Журнальный зал

Русский
толстый журнал как эстетический феномен

Опубликовано в журнале: Знамя 2001, 11

Дети-историки

Дети-историки

Сборник работ победителей Всероссийского конкурса исторических исследовательских работ старшеклассников “Россия — ХХ век”. М.: Общество “Мемориал” — издательство “Звенья”, 2001.

Историей становится то, что перестает быть узнаваемым. В известном анекдоте про наступивший, а следовательно, победивший коммунизм грядущий археолог, человек строгого марксистского подхода ко всему, найдя пенсне, делает единственно правильный вывод: подобные предметы для улучшения зрения были принадлежностью угнетаемых классов — у них не было денег на дужки, а самые нищие носили монокли.

Именно поэтому каждую попытку понять новейшую историю России следует счесть заведомо героической. Честно говоря, мне как читателю сборника практически не было дела до того, что “Мемориал” как всегда изящно ответил пропрезидентским поискам национальной идеи, что, как ни странно, ответ скорее походил на вопрос — представленные тексты оказались превыше сиюминутности, какой бы важной она ни мнилась. Нынешнюю генерацию вступающих в жизнь по умолчанию считают молчащей. С какой, спрашивается, стати? Удобнее. Намного легче еще до начала дискуссии выбить оппонента из обращения, навесив на него ярлык чавкающего недоумка, чем обмирать от одной мысли только, что он может быть правым просто по праву молодости...

Предмет конкурсных исследований — семья ли, район ли, малочисленный народ ли в створе общенаправленной исторической тенденции — практиковался и ранее. Андроповский период правления ознаменовался конкурсом школьных сочинений на тему “Судьба семьи в судьбе страны”, который тут же прозвали “За что у дедушки медаль”. Немногие РОНО вышли из штопора — вечная им память. Бравый пятиклассник в своем небольшом трактате развернул перед почерневшими лицами учителей живую и довольно масштабную картину обогащения собственного деда на поле брани путем обдирания с трупов различных ценностей, где осью и главной системной образующей служили часы — наручные и нацепочные. Примечательно, что преуспевшего коммерсанта не интересовала принадлежность павшего к той или иной воюющей стороне: торговля, которую он вел и с гитлеровцами, перебрасывая часы через нейтралку, подразумевала доверительное отношение как к качеству советскому, так и швейцарскому. Курьезными несообразностями проходили слухи про сочинения “Моя бабушка — полицай” и “Замужем за эсэсовцем”.

Главным изменением, произошедшим за последние 15 лет в жанре, является вторжение принципиально нового фактора — архивов.

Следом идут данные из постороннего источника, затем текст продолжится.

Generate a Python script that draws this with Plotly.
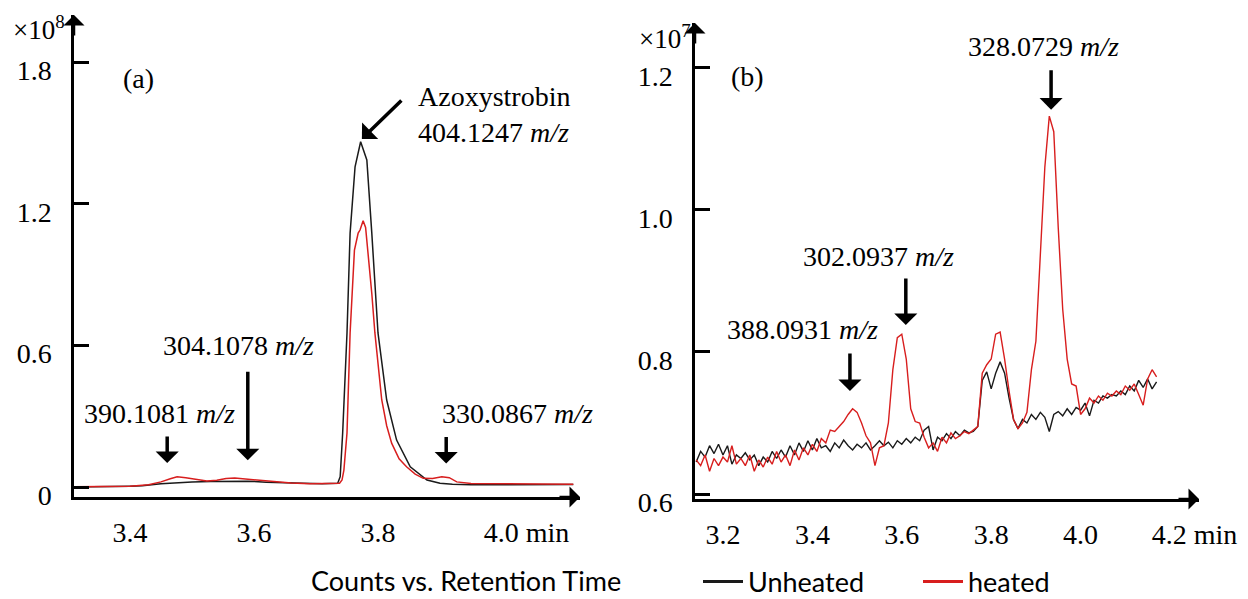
import plotly.graph_objects as go

# ---------------- Panel (a) data (counts x1e8 vs retention time, min) ----------------
a_unheated_t = [3.31, 3.34, 3.37, 3.40, 3.42, 3.45, 3.48, 3.50, 3.53, 3.56, 3.59, 3.62, 3.65, 3.68,
                3.71, 3.735, 3.739, 3.743, 3.750, 3.755, 3.763, 3.772, 3.778, 3.782, 3.790, 3.800,
                3.814, 3.830, 3.852, 3.879, 3.90, 3.92, 3.95, 3.98, 4.01, 4.05, 4.08, 4.115]
a_unheated_y = [0.000, 0.000, 0.002, 0.004, 0.006, 0.014, 0.019, 0.022, 0.024, 0.026, 0.025, 0.021,
                0.018, 0.015, 0.014, 0.016, 0.044, 0.229, 0.653, 1.076, 1.357, 1.463, 1.420, 1.386,
                1.076, 0.653, 0.369, 0.199, 0.086, 0.030, 0.016, 0.012, 0.010, 0.010, 0.010, 0.011,
                0.011, 0.011]

a_heated_t = [3.31, 3.34, 3.37, 3.40, 3.43, 3.45, 3.465, 3.476, 3.49, 3.51, 3.524, 3.54, 3.555, 3.569,
              3.585, 3.60, 3.63, 3.66, 3.69, 3.72, 3.738, 3.742, 3.745, 3.750, 3.755, 3.762, 3.768,
              3.771, 3.776, 3.780, 3.784, 3.790, 3.795, 3.800, 3.806, 3.814, 3.822, 3.834, 3.846,
              3.860, 3.873, 3.888, 3.903, 3.915, 3.927, 3.95, 3.98, 4.01, 4.05, 4.08, 4.115]
a_heated_y = [0.001, 0.002, 0.001, 0.004, 0.010, 0.022, 0.035, 0.044, 0.040, 0.032, 0.026, 0.029,
              0.036, 0.038, 0.034, 0.030, 0.022, 0.017, 0.014, 0.014, 0.016, 0.030, 0.072, 0.229,
              0.653, 1.004, 1.076, 1.089, 1.128, 1.100, 1.000, 0.820, 0.653, 0.520, 0.370, 0.260,
              0.186, 0.120, 0.086, 0.055, 0.037, 0.036, 0.044, 0.040, 0.022, 0.015, 0.014, 0.013,
              0.013, 0.013, 0.012]

# ---------------- Panel (b) data (counts x1e7), one scan every 0.01 min ----------------
b_scan_start = 3.14
b_scan_step = 0.01
b_unheated_y = [0.645, 0.660, 0.652, 0.668, 0.657, 0.670, 0.655, 0.668, 0.642, 0.655,
                0.650, 0.658, 0.648, 0.655, 0.640, 0.652, 0.645, 0.660, 0.650, 0.662,
                0.652, 0.668, 0.655, 0.672, 0.660, 0.675, 0.662, 0.678, 0.665, 0.668,
                0.660, 0.672, 0.665, 0.676, 0.668, 0.662, 0.670, 0.665, 0.672, 0.662,
                0.668, 0.675, 0.668, 0.673, 0.665, 0.675, 0.670, 0.678, 0.672, 0.680,
                0.675, 0.690, 0.695, 0.662, 0.680, 0.675, 0.685, 0.678, 0.688, 0.682,
                0.690, 0.686, 0.688, 0.695, 0.760, 0.772, 0.748, 0.770, 0.786, 0.770,
                0.735, 0.705, 0.692, 0.705, 0.700, 0.712, 0.705, 0.715, 0.708, 0.688,
                0.712, 0.716, 0.710, 0.720, 0.712, 0.722, 0.718, 0.728, 0.710, 0.732,
                0.728, 0.738, 0.735, 0.740, 0.738, 0.745, 0.740, 0.752, 0.745, 0.760,
                0.750, 0.762, 0.748, 0.758]
b_heated_y = [0.648, 0.640, 0.655, 0.632, 0.650, 0.640, 0.652, 0.645, 0.668, 0.642,
              0.650, 0.640, 0.655, 0.632, 0.648, 0.638, 0.652, 0.642, 0.660, 0.645,
              0.655, 0.640, 0.662, 0.648, 0.665, 0.655, 0.670, 0.660, 0.678, 0.672,
              0.690, 0.688, 0.695, 0.702, 0.712, 0.720, 0.715, 0.700, 0.682, 0.672,
              0.640, 0.665, 0.668, 0.700, 0.775, 0.820, 0.825, 0.790, 0.720, 0.702,
              0.700, 0.680, 0.665, 0.672, 0.660, 0.680, 0.672, 0.686, 0.678, 0.682,
              0.688, 0.685, 0.690, 0.695, 0.770, 0.782, 0.790, 0.825, 0.828, 0.790,
              0.745, 0.705, 0.692, 0.700, 0.715, 0.775, 0.815, 0.930, 1.060, 1.132,
              1.110, 0.975, 0.860, 0.790, 0.755, 0.752, 0.712, 0.720, 0.735, 0.728,
              0.738, 0.732, 0.742, 0.738, 0.745, 0.740, 0.752, 0.746, 0.755, 0.740,
              0.725, 0.762, 0.775, 0.765]
b_t = [round(b_scan_start + i * b_scan_step, 3) for i in range(len(b_unheated_y))]

# ---------------- ticks ----------------
a_tickvals_x = [3.4, 3.6, 3.8, 4.0]
a_ticktext_x = ["3.4", "3.6", "3.8", "\u00a0" * 7 + "4.0 min"]
a_tickvals_y = [0, 0.6, 1.2, 1.8]
a_ticktext_y = ["0", "0.6", "1.2", "1.8"]
b_tickvals_x = [3.2, 3.4, 3.6, 3.8, 4.0, 4.2]
b_ticktext_x = ["3.2", "3.4", "3.6", "3.8", "4.0", "\u00a0" * 7 + "4.2 min"]
b_tickvals_y = [0.6, 0.8, 1.0, 1.2]
b_ticktext_y = ["0.6", "0.8", "1.0", "1.2"]

BLACK = "#1a1a1a"
RED = "#d81e1e"
SERIF = "Liberation Serif, Times New Roman, serif"
SANS = "Lato, Open Sans, sans-serif"

W, H = 1248, 599


def sx(p):  # window pixel -> paper x
    return p / W


def sy(p):  # window pixel -> paper y
    return 1 - p / H


fig = go.Figure()
fig.add_trace(go.Scatter(x=a_unheated_t, y=a_unheated_y, mode="lines", name="Unheated", showlegend=False,
                         line=dict(color=BLACK, width=1.5), xaxis="x", yaxis="y"))
fig.add_trace(go.Scatter(x=a_heated_t, y=a_heated_y, mode="lines", name="heated", showlegend=False,
                         line=dict(color=RED, width=1.5), xaxis="x", yaxis="y"))
fig.add_trace(go.Scatter(x=b_t, y=b_unheated_y, mode="lines", name="Unheated", showlegend=False,
                         line=dict(color=BLACK, width=1.4), xaxis="x2", yaxis="y2"))
fig.add_trace(go.Scatter(x=b_t, y=b_heated_y, mode="lines", name="heated", showlegend=False,
                         line=dict(color=RED, width=1.4), xaxis="x2", yaxis="y2"))
# legend entries (thicker swatches, as in the reference key)
fig.add_trace(go.Scatter(x=[None], y=[None], mode="lines", name="Unheated",
                         line=dict(color=BLACK, width=3), xaxis="x", yaxis="y"))
fig.add_trace(go.Scatter(x=[None], y=[None], mode="lines", name="heated",
                         line=dict(color=RED, width=3), xaxis="x", yaxis="y"))

common_x = dict(showgrid=False, zeroline=False, showline=True, linecolor="black", linewidth=2.5,
                ticks="", tickfont=dict(family=SERIF, size=28, color="black"),
                ticklabelstandoff=9, automargin=False, fixedrange=True)
common_y = dict(showgrid=False, zeroline=False, showline=True, linecolor="black", linewidth=2.5,
                ticks="inside", ticklen=15, tickwidth=2.5, tickcolor="black",
                tickfont=dict(family=SERIF, size=28, color="black"),
                ticklabelstandoff=14, ticklabelshift=8, automargin=False, fixedrange=True)

fig.update_layout(
    width=W, height=H,
    margin=dict(l=0, r=0, t=0, b=0, autoexpand=False),
    paper_bgcolor="white", plot_bgcolor="white",
    xaxis=dict(domain=[sx(74), sx(580)], range=[3.3097, 4.1258], anchor="y",
               tickvals=a_tickvals_x, ticktext=a_ticktext_x, **common_x),
    yaxis=dict(domain=[sy(497), sy(15)], range=[-0.042, 2.0], anchor="x",
               tickvals=a_tickvals_y, ticktext=a_ticktext_y, **common_y),
    xaxis2=dict(domain=[sx(695), sx(1199)], range=[3.1374, 4.2649], anchor="y2",
                tickvals=b_tickvals_x, ticktext=b_ticktext_x, **common_x),
    yaxis2=dict(domain=[sy(499), sy(23)], range=[0.593, 1.263], anchor="x2",
                tickvals=b_tickvals_y, ticktext=b_ticktext_y, **common_y),
    legend=dict(orientation="h", x=sx(698), xanchor="left", y=sy(582), yanchor="middle",
                font=dict(family=SANS, size=27, color="black"), bgcolor="rgba(0,0,0,0)",
                itemwidth=40, entrywidth=165, entrywidthmode="pixels"),
    showlegend=True,
)

ann = []
# axis arrowheads
for xr, yr in (("x", "y"), ("x2", "y2")):
    ann.append(dict(xref=f"{xr} domain", yref=f"{yr} domain", x=0, y=1, ax=0, ay=22,
                    showarrow=True, arrowhead=1, arrowsize=1.4, arrowwidth=2.5, arrowcolor="black",
                    text="", font=dict(size=1)))
    ann.append(dict(xref=f"{xr} domain", yref=f"{yr} domain", x=1, y=0, ax=-22, ay=0,
                    showarrow=True, arrowhead=1, arrowsize=1.4, arrowwidth=2.5, arrowcolor="black",
                    text="", font=dict(size=1)))
# exponent labels
ann.append(dict(xref="paper", yref="paper", x=sx(67), y=sy(28), xanchor="right", yanchor="middle",
                text="\u00d710<sup>8</sup>", showarrow=False, font=dict(family=SERIF, size=27, color="black")))
ann.append(dict(xref="paper", yref="paper", x=sx(693), y=sy(37), xanchor="right", yanchor="middle",
                text="\u00d710<sup>7</sup>", showarrow=False, font=dict(family=SERIF, size=27, color="black")))


def label(xr, yr, x, y, text, xanchor="center", align="center"):
    ann.append(dict(xref=xr, yref=yr, x=x, y=y, text=text, showarrow=False, xanchor=xanchor,
                    yanchor="middle", align=align, font=dict(family=SERIF, size=28, color="black")))


def arrow(xr, yr, x, y, ax, ay, width=3.5, size=1.1):
    ann.append(dict(xref=xr, yref=yr, x=x, y=y, ax=ax, ay=ay, text="", showarrow=True,
                    arrowhead=1, arrowsize=size, arrowwidth=width, arrowcolor="black",
                    font=dict(size=1)))


# panel (a)
label("x", "y", 3.413, 1.733, "(a)")
label("x", "y", 3.862, 1.58, "Azoxystrobin<br>404.1247 <i>m/z</i>", xanchor="left", align="left")
arrow("x", "y", 3.774, 1.475, 41, -40)
label("x", "y", 3.45, 0.60, "304.1078 <i>m/z</i>", xanchor="left")
arrow("x", "y", 3.590, 0.114, 0, -90)
label("x", "y", 3.448, 0.31, "390.1081 <i>m/z</i>")
arrow("x", "y", 3.460, 0.102, 0, -28)
label("x", "y", 3.900, 0.31, "330.0867 <i>m/z</i>", xanchor="left")
arrow("x", "y", 3.910, 0.100, 0, -28)
# panel (b)
label("x2", "y2", 3.254, 1.187, "(b)")
label("x2", "y2", 3.918, 1.230, "328.0729 <i>m/z</i>")
arrow("x2", "y2", 3.934, 1.141, 0, -41)
label("x2", "y2", 3.548, 0.935, "302.0937 <i>m/z</i>")
arrow("x2", "y2", 3.609, 0.838, 0, -48)
label("x2", "y2", 3.378, 0.832, "388.0931 <i>m/z</i>")
arrow("x2", "y2", 3.484, 0.745, 0, -39)
# caption
ann.append(dict(xref="paper", yref="paper", x=sx(466), y=0, xanchor="center", yanchor="bottom",
                text="Counts vs. Retention Time", showarrow=False,
                font=dict(family=SANS, size=27, color="black")))

fig.update_layout(annotations=ann)
# let the 1248x599 figure fill the window exactly (no default page margin)
fig.write_html("out.html", config=dict(displayModeBar=False),
               post_script="document.body.style.margin='0px';document.body.style.overflow='hidden';")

Вторжение цифр более свидетельствует о научной добросовестности конкурсанта, нежели впечатляет чтеца в эпоху постархипелаговскую и особенно постпублицистическую. Однако и здесь присутствует оригинальная поэтика: документ как таковой характерен тем, что склонен подчинить себе весь текст без остатка, поднять зачин, упростить расхожие обороты, а то и выверить авторский стиль с точки зрения соразмерности факту.

Не вызывает никаких сомнений виртуозность А. Ракова (Троицк) как вполне состоявшегося социолога. Четко прописанная на 14 страницах тема раскулачивания на Урале, сопровождаемая соразмерным и беспристрастным матанализом, убеждает в том, что молодой человек не только сумел “обработать данные”, но и смог подчинить их исследованию, не дав им говорить параллельно, создавая трудноудаляемые помехи. А совместная работа воркутинцев Вафина, Полищука и Ульянова об основании города вообще оставляет впечатление абсолютной первичности, то есть буквально первоисточника — и это при видимой компилятивности и заметной центонности. Бесхитростный и мужественный язык, словно порожденный самим суровым краем углекопов и сплавщиков, звучит тем патетичнее, чем больше избегает открытого пафоса. Тщательна и наглядна работа Резниковой о питерских тюрьмах. Автор выступил систематизатором материала, который никто ранее не собирал в единую “базу данных”. Примечательно, что поиск “крупиц” придал строкам исследования подлинно детективный задор и усилил гражданственность темы.

Конкурс вообще направлен на эту самоиндукцию гражданственности, если речь идет об авторах. И этим же противоположен вектору главенствующей в обществе культурной струи: богемное бесовство стремится любыми средствами вырвать человека, частного человека, из контекста сопричастности истории. Отношение постмодерна ко всем значимым событиям и персонажам объясняется вульгарной конкуренцией приема и реальности, где прием чувствует внутреннюю несостоятельность и впадает в истерику.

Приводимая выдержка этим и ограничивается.